In shared-memory programming, the abstract “process” we have discussed corresponds to a thread. It is generally desirable that each thread be run on its own core, or logical core in the case of hyperthreading hardware. However, only a single copy of the executable is run. The initial thread manages the others. In OpenMP, data distribution among the threads is handled by the OpenMP library, though the programmer must specify certain attributes in most cases.
In distributed-memory parallelism, each process corresponds to a separate copy of the program’s executable. All processes are identical; different behavior for communication purposes must be managed by conditionals in the program. Data decomposition is entirely the responsibility of the programmer.
By far the most widely used communication library for distributed-memory programming is MPI, the Message-Passing Interface. When communication is required, one node sends a “message” to one or more other nodes. The message consists of the data to be exchanged, along with some information about source, destination, and other identifiers.
GPU programming is in a category of its own. GPUs are highly optimized for data-parallel threaded coding, and current hardware designs do not have access to the host computer’s memory, which means that data must be moved back and forth, much as for distributed computing, while computations are threaded internally. Several libraries are in use for GPU programming, including CUDA for NVIDIA devices, OpenACC, and extensions to OpenMP. OpenCL is another popular library that aims to support a variety of parallel architectures, including CPUs, GPUs, and FPGAs (field-programmable gate arrays, customizable chips often used in embedded applications and artificial neural networks).
Much as there was a taxonomy for hardware, there is a classification scheme for software. The two main categories are as follows:
SPMD Single program multiple data. This does not mean only one process is running, but that all the processes are the same but they are working on different data. This is the majority of modern parallel programming, whether shared memory or distributed memory.
MPMD Multiple program multiple data. This would represent different programs running on their own data.

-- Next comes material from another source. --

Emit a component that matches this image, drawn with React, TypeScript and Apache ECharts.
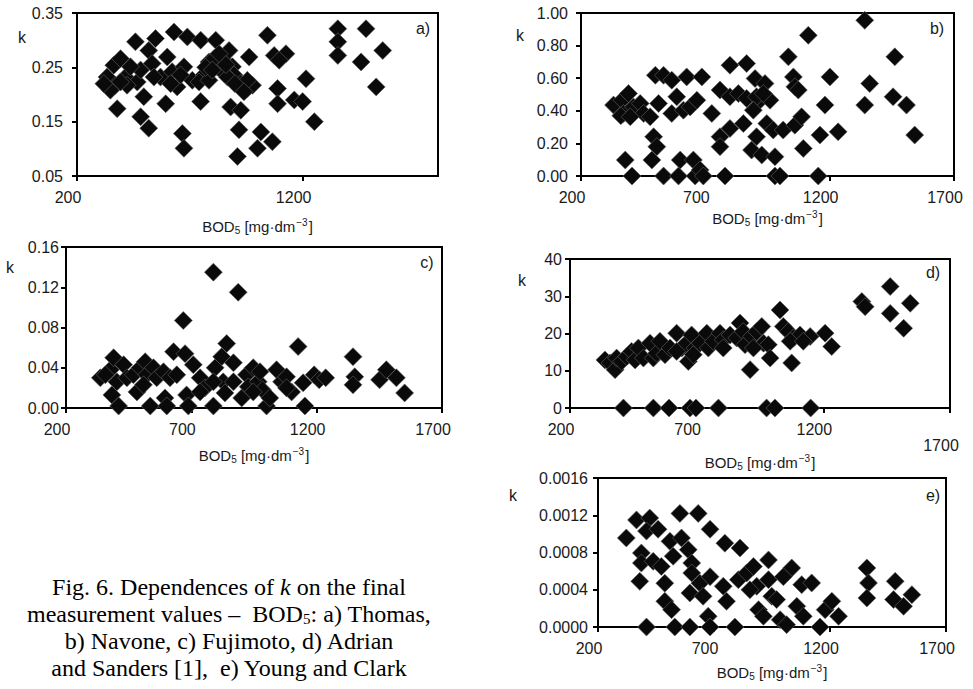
import React, { useEffect, useRef } from 'react';
import * as echarts from 'echarts';

// ---------- data: [BOD5, k] ----------
const thomasPoints = [
  [333,0.232],[363,0.254],[393,0.266],[370,0.217],[415,0.232],[459,0.297],[378,0.174],[467,0.223],[482,0.245],[496,0.196],
  [482,0.159],[518,0.138],[518,0.281],[533,0.257],[548,0.303],[570,0.232],[593,0.183],[600,0.269],[622,0.242],[630,0.315],
  [644,0.214],[674,0.251],[667,0.128],[674,0.101],[689,0.306],[711,0.226],[748,0.300],[748,0.187],[763,0.236],[785,0.260],
  [815,0.300],[822,0.251],[844,0.266],[874,0.281],[889,0.251],[896,0.236],[881,0.177],[926,0.171],[918,0.135],[911,0.086],
  [926,0.220],[955,0.211],[963,0.269],[978,0.217],[1000,0.101],[1015,0.131],[1044,0.309],[1066,0.113],[1074,0.272],[1089,0.211],
  [1089,0.183],[1126,0.275],[1163,0.190],[1200,0.187],[1215,0.229],[1252,0.150],[1356,0.321],[1356,0.297],[1356,0.272],[1481,0.321],
  [1459,0.260],[1555,0.281],[1526,0.214],[348,0.208],[422,0.217],[437,0.251],[541,0.232],[615,0.220],[659,0.236],[741,0.223],
  [785,0.226],[807,0.266],[852,0.239],[867,0.232],[955,0.226],[1096,0.263],[319,0.220],[393,0.223],[770,0.250],[800,0.245],
  [830,0.275],[860,0.255],[900,0.220],[940,0.205]
];
const navonePoints = [
  [331,0.435],[365,0.465],[391,0.506],[371,0.384],[411,0.424],[438,0.445],[452,0.384],[478,0.363],[378,0.098],[405,0],
  [492,0.241],[505,0.18],[485,0.098],[512,0.445],[499,0.618],[532,0.618],[565,0.588],[532,0],[565,0.384],[585,0.486],
  [599,0.098],[592,0],[625,0.608],[612,0.404],[639,0.424],[652,0.098],[659,0],[666,0.465],[686,0.608],[679,0.037],
  [692,0],[726,0.384],[759,0.527],[759,0.241],[759,0.18],[779,0],[799,0.68],[799,0.486],[799,0.292],[833,0.506],
  [853,0.322],[866,0.69],[866,0.476],[886,0.159],[900,0.598],[906,0.241],[920,0.465],[927,0.129],[940,0.567],[947,0.322],
  [960,0.465],[973,0.282],[980,0.118],[980,0],[1000,0],[1013,0.282],[1034,0.731],[1054,0.608],[1060,0.547],[1060,0.312],
  [1074,0.527],[1087,0.363],[1094,0.169],[1114,0.863],[1154,0],[1161,0.251],[1181,0.435],[1201,0.608],[1234,0.271],[1341,0.955],
  [1341,0.435],[1361,0.567],[1455,0.486],[1462,0.731],[1509,0.435],[1542,0.251],[360,0.37],[398,0.363],[906,0.486],[933,0.506],
  [893,0.404]
];
const fujimotoPoints = [
  [337,0.030],[377,0.038],[390,0.050],[403,0.026],[383,0.013],[410,0.002],[430,0.043],[443,0.030],[469,0.033],[483,0.016],
  [496,0.040],[516,0.046],[522,0.033],[536,0.002],[549,0.040],[562,0.030],[589,0.036],[595,0.010],[602,0.002],[615,0.030],
  [629,0.056],[642,0.033],[668,0.087],[675,0.054],[681,0.013],[688,0.002],[708,0.043],[735,0.030],[754,0.020],[788,0.135],
  [788,0.002],[795,0.040],[821,0.051],[827,0.026],[841,0.064],[868,0.045],[868,0.026],[887,0.115],[901,0.010],[920,0.033],
  [927,0.021],[947,0.040],[967,0.026],[984,0.018],[1000,0.002],[1013,0.010],[1040,0.038],[1060,0.026],[1080,0.031],[1100,0.016],
  [1126,0.061],[1146,0.025],[1153,0.002],[1190,0.033],[1210,0.028],[1236,0.030],[1345,0.051],[1352,0.031],[1345,0.023],[1451,0.028],
  [1478,0.038],[1518,0.030],[1551,0.015],[788,0.026],[834,0.015],[735,0.016],[947,0.016],[509,0.023],[357,0.033],[974,0.036],
  [1080,0.020]
];
const adrianPoints = [
  [338,12.9],[358,12.1],[378,10.3],[384,13.4],[404,12.5],[424,13.8],[443,15.2],[457,12.9],[470,16.1],[490,13.4],
  [516,17.4],[529,13.4],[542,14.7],[555,17.9],[575,14.3],[595,16.1],[621,20.1],[641,16.1],[654,17.0],[667,12.5],
  [680,19.6],[693,16.1],[713,17.4],[740,20.1],[746,16.1],[766,17.9],[792,20.1],[805,18.3],[832,19.6],[858,18.8],
  [871,22.8],[884,20.5],[891,17.0],[911,10.3],[917,19.2],[937,20.5],[957,21.9],[964,17.4],[983,17.0],[990,13.4],
  [1029,26.3],[1042,21.9],[1062,20.5],[1075,12.1],[1082,18.8],[1108,19.6],[1148,19.2],[1207,20.1],[1233,16.5],[1352,28.6],
  [1365,27.2],[1464,32.6],[1464,25.4],[1517,21.4],[1543,28.1],[621,15.2],[687,14.3],[805,16.1],[924,16.1],[1069,17.9],
  [1121,17.9],
  [411,0],[529,0],[591,0],[674,0],[697,0],[786,0],[976,0],[1009,0],[1150,0]
];
const youngPoints = [
  [322,0.000956],[366,0.00115],[387,0.000795],[380,0.00049],[423,0.00117],[409,0.00103],[387,0.000687],[409,0],[459,0.00105],[438,0.000705],
  [473,0.00065],[488,0.00047],[488,0.000276],[510,0.00092],[524,0.00076],[517,0.000186],[531,0],[553,0.00122],[560,0.000956],[589,0.00083],
  [596,0],[596,0.000365],[604,0.000687],[604,0.00058],[632,0.00122],[639,0.00047],[683,0.00054],[683,0.00105],[675,0.000115],[683,0],
  [747,0.0009],[740,0.000437],[754,0.000276],[790,0],[812,0.000848],[805,0.000508],[841,0.00058],[870,0.00065],[884,0.000437],[892,0.000186],
  [913,0.000115],[935,0.000508],[949,0.00033],[970,0.000294],[985,0.0000788],[1013,0.000025],[1035,0.000634],[1057,0.000222],[1078,0.000455],[1085,0.000115],
  [1121,0.000473],[1157,0],[1179,0.000186],[1208,0.000276],[1237,0.000115],[1359,0.000634],[1366,0.000473],[1359,0.000311],[1481,0.00049],[1474,0.000294],
  [1517,0.000222],[1553,0.000347],[855,0.0004],[935,0.00072],[999,0.00054],[653,0.00033]
];

const captionLines = [
  'Fig. 6. Dependences of {i|k} on the final',
  'measurement values –  BOD{sub|5}: a) Thomas,',
  'b) Navone, c) Fujimoto, d) Adrian',
  'and Sanders [1],  e) Young and Clark'
];

// ---------- layout ----------
const panels = [
  { tag: 'a)', data: thomasPoints, grid: { left: 77, top: 13, width: 361, height: 163 },
    yMin: 0.05, yMax: 0.35, yInt: 0.1, dec: 2, xMax: 1800, xInt: 1000, yMargin: 14, nameGap: 41,
    kPos: [22, 37], tagPos: [423, 28] },
  { tag: 'b)', data: navonePoints, grid: { left: 581, top: 13, width: 373, height: 163 },
    yMin: 0, yMax: 1, yInt: 0.2, dec: 2, xMax: 1700, xInt: 500, yMargin: 13, nameGap: 33,
    kPos: [520, 35], tagPos: [937, 28] },
  { tag: 'c)', data: fujimotoPoints, grid: { left: 66, top: 247, width: 376, height: 161 },
    yMin: 0, yMax: 0.16, yInt: 0.04, dec: 2, xMax: 1700, xInt: 500, yMargin: 7, nameGap: 38,
    kPos: [10, 267], tagPos: [427, 262] },
  { tag: 'd)', data: adrianPoints, grid: { left: 570, top: 259, width: 380, height: 149 },
    yMin: 0, yMax: 40, yInt: 10, dec: 0, xMax: 1700, xInt: 500, yMargin: 8, nameGap: 36,
    kPos: [522, 280], tagPos: [933, 272], lowLast: true },
  { tag: 'e)', data: youngPoints, grid: { left: 598, top: 478, width: 348, height: 149 },
    yMin: 0, yMax: 0.0016, yInt: 0.0004, dec: 4, xMax: 1700, xInt: 500, yMargin: 10, nameGap: 36,
    kPos: [513, 495], tagPos: [933, 495] }
];

const SANS = '"Liberation Sans", Arial, Helvetica, sans-serif';
const SERIF = '"Liberation Serif", "Times New Roman", serif';
const TXT = '#1a1a1a';
const LBL = 16;

export default function App() {
  const ref = useRef<HTMLDivElement>(null);
  useEffect(() => {
    if (!ref.current) return;
    const chart = echarts.init(ref.current, null, { renderer: 'svg' });
    const nameRich = {
      sub: { fontSize: 10, fontFamily: SANS, color: TXT, verticalAlign: 'bottom', padding: [5, 0, 0, 0] },
      sup: { fontSize: 10, fontFamily: SANS, color: TXT, verticalAlign: 'top', padding: [0, 1, 8, 1] }
    };
    const grids = panels.map(p => ({ ...p.grid, show: true, borderColor: '#000', borderWidth: 2, backgroundColor: 'transparent' }));
    const xAxes = panels.map((p, i) => ({
      type: 'value', gridIndex: i, min: 200, max: p.xMax, interval: p.xInt,
      name: 'BOD{sub|5} [mg·dm{sup|−3}]', nameLocation: 'middle', nameGap: p.nameGap,
      nameTextStyle: { fontSize: 15, fontFamily: SANS, color: TXT, rich: nameRich },
      axisLine: { show: true, onZero: false, lineStyle: { color: '#000', width: 2 } },
      axisTick: { show: true, length: 5, lineStyle: { color: '#000', width: 2 } },
      splitLine: { show: false },
      axisLabel: {
        fontSize: LBL, fontFamily: SANS, color: TXT, margin: 13, padding: [0, 18, 0, 0],
        showMaxLabel: p.xMax === 1700,
        formatter: (v: number) => (p.lowLast && v === 1700 ? '{low|1700}' : String(v)),
        rich: { low: { fontSize: LBL, fontFamily: SANS, color: TXT, padding: [16, 0, 0, 0] } }
      }
    }));
    const yAxes = panels.map((p, i) => ({
      type: 'value', gridIndex: i, min: p.yMin, max: p.yMax, interval: p.yInt,
      axisLine: { show: true, onZero: false, lineStyle: { color: '#000', width: 2 } },
      axisTick: { show: true, length: 5, lineStyle: { color: '#000', width: 2 } },
      splitLine: { show: false },
      axisLabel: {
        fontSize: LBL, fontFamily: SANS, color: TXT, margin: p.yMargin,
        formatter: (v: number) => v.toFixed(p.dec)
      }
    }));
    const series = panels.map((p, i) => ({
      type: 'scatter', xAxisIndex: i, yAxisIndex: i, data: p.data,
      symbol: 'diamond', symbolSize: 18, clip: false,
      itemStyle: { color: '#0a0a0a', opacity: 1, borderColor: '#666', borderWidth: 0.6 }
    }));
    const graphics: any[] = [];
    panels.forEach(p => {
      graphics.push({ type: 'text', x: p.kPos[0], y: p.kPos[1],
        style: { text: 'k', fontSize: 16, fontFamily: SANS, fill: TXT, align: 'center', verticalAlign: 'middle' } });
      graphics.push({ type: 'text', x: p.tagPos[0], y: p.tagPos[1],
        style: { text: p.tag, fontSize: 16, fontFamily: SANS, fill: TXT, align: 'center', verticalAlign: 'middle' } });
    });
    captionLines.forEach((line, i) => {
      graphics.push({ type: 'text', x: 229, y: 587 + i * 27,
        style: { text: line, fontSize: 24, fontFamily: SERIF, fill: '#000', align: 'center', verticalAlign: 'middle',
          rich: {
            i: { fontSize: 24, fontFamily: SERIF, fontStyle: 'italic', fill: '#000' },
            sub: { fontSize: 15, fontFamily: SERIF, fill: '#000', verticalAlign: 'bottom', padding: [7, 0, 0, 0] }
          } } });
    });
    chart.setOption({
      animation: false,
      backgroundColor: '#fff',
      grid: grids, xAxis: xAxes, yAxis: yAxes, series, graphic: graphics
    });
    return () => chart.dispose();
  }, []);
  return <div ref={ref} style={{ position: 'fixed', left: 0, top: 0, width: 973, height: 689 }} />;
}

The normal functioning of most computers is MPMD, with many different programs running on different cores, and often sharing the cores, but in the parallel-programming context we would generally reserve this terminology for a set of programs that are in some way coordinated. Often this occurs when a “manager” program spawns other programs, which communicate with the manager and possibly with each other. Some gaming consoles operate on the MPMD model.